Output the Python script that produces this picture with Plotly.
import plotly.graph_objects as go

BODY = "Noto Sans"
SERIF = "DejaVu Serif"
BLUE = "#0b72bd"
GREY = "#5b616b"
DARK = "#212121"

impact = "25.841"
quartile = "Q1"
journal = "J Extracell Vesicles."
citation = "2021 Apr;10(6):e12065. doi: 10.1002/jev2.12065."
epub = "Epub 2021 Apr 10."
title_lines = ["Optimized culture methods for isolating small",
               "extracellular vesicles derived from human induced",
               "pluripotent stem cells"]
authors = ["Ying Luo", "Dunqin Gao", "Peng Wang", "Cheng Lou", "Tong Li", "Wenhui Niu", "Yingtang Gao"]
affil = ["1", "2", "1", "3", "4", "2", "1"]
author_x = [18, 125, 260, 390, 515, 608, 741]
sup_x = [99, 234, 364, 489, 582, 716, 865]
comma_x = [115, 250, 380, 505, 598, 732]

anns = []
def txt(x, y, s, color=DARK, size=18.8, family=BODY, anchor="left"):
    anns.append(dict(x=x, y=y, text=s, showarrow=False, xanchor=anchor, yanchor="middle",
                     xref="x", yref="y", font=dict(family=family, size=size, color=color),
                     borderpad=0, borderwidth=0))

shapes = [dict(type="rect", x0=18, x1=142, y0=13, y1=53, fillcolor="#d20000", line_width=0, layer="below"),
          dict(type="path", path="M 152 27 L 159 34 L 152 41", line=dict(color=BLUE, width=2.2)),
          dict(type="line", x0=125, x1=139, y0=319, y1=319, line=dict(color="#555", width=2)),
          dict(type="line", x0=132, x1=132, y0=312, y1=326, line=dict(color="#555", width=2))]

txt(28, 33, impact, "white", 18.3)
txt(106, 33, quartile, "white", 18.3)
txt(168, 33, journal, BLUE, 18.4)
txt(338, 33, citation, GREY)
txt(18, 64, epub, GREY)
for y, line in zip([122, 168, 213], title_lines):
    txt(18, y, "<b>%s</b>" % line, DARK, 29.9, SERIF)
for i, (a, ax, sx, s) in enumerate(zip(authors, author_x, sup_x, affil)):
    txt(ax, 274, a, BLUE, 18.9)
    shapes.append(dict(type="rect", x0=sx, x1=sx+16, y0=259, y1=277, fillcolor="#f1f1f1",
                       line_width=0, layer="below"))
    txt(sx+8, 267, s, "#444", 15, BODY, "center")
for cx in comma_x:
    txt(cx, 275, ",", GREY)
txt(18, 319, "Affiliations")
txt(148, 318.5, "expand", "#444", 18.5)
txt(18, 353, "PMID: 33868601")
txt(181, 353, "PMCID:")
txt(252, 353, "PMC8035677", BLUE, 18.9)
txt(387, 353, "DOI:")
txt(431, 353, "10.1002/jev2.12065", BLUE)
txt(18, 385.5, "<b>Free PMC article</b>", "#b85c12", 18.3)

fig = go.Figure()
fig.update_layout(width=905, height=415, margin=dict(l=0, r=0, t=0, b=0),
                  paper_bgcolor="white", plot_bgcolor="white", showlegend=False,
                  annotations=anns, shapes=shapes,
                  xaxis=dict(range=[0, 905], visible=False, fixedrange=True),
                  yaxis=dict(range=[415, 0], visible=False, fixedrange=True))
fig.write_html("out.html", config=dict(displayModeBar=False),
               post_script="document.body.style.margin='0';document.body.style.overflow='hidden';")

.....

(EXERCISE BRIEF): Take the lines above and retype all of them exactly.

(RESPONSE BELOW):
Output the Python script that produces this picture with Plotly.
import plotly.graph_objects as go

BODY = "Noto Sans"
SERIF = "DejaVu Serif"
BLUE = "#0b72bd"
GREY = "#5b616b"
DARK = "#212121"

impact = "25.841"
quartile = "Q1"
journal = "J Extracell Vesicles."
citation = "2021 Apr;10(6):e12065. doi: 10.1002/jev2.12065."
epub = "Epub 2021 Apr 10."
title_lines = ["Optimized culture methods for isolating small",
               "extracellular vesicles derived from human induced",
               "pluripotent stem cells"]
authors = ["Ying Luo", "Dunqin Gao", "Peng Wang", "Cheng Lou", "Tong Li", "Wenhui Niu", "Yingtang Gao"]
affil = ["1", "2", "1", "3", "4", "2", "1"]
author_x = [18, 125, 260, 390, 515, 608, 741]
sup_x = [99, 234, 364, 489, 582, 716, 865]
comma_x = [115, 250, 380, 505, 598, 732]

anns = []
def txt(x, y, s, color=DARK, size=18.8, family=BODY, anchor="left"):
    anns.append(dict(x=x, y=y, text=s, showarrow=False, xanchor=anchor, yanchor="middle",
                     xref="x", yref="y", font=dict(family=family, size=size, color=color),
                     borderpad=0, borderwidth=0))

shapes = [dict(type="rect", x0=18, x1=142, y0=13, y1=53, fillcolor="#d20000", line_width=0, layer="below"),
          dict(type="path", path="M 152 27 L 159 34 L 152 41", line=dict(color=BLUE, width=2.2)),
          dict(type="line", x0=125, x1=139, y0=319, y1=319, line=dict(color="#555", width=2)),
          dict(type="line", x0=132, x1=132, y0=312, y1=326, line=dict(color="#555", width=2))]

txt(28, 33, impact, "white", 18.3)
txt(106, 33, quartile, "white", 18.3)
txt(168, 33, journal, BLUE, 18.4)
txt(338, 33, citation, GREY)
txt(18, 64, epub, GREY)
for y, line in zip([122, 168, 213], title_lines):
    txt(18, y, "<b>%s</b>" % line, DARK, 29.9, SERIF)
for i, (a, ax, sx, s) in enumerate(zip(authors, author_x, sup_x, affil)):
    txt(ax, 274, a, BLUE, 18.9)
    shapes.append(dict(type="rect", x0=sx, x1=sx+16, y0=259, y1=277, fillcolor="#f1f1f1",
                       line_width=0, layer="below"))
    txt(sx+8, 267, s, "#444", 15, BODY, "center")
for cx in comma_x:
    txt(cx, 275, ",", GREY)
txt(18, 319, "Affiliations")
txt(148, 318.5, "expand", "#444", 18.5)
txt(18, 353, "PMID: 33868601")
txt(181, 353, "PMCID:")
txt(252, 353, "PMC8035677", BLUE, 18.9)
txt(387, 353, "DOI:")
txt(431, 353, "10.1002/jev2.12065", BLUE)
txt(18, 385.5, "<b>Free PMC article</b>", "#b85c12", 18.3)

fig = go.Figure()
fig.update_layout(width=905, height=415, margin=dict(l=0, r=0, t=0, b=0),
                  paper_bgcolor="white", plot_bgcolor="white", showlegend=False,
                  annotations=anns, shapes=shapes,
                  xaxis=dict(range=[0, 905], visible=False, fixedrange=True),
                  yaxis=dict(range=[415, 0], visible=False, fixedrange=True))
fig.write_html("out.html", config=dict(displayModeBar=False),
               post_script="document.body.style.margin='0';document.body.style.overflow='hidden';")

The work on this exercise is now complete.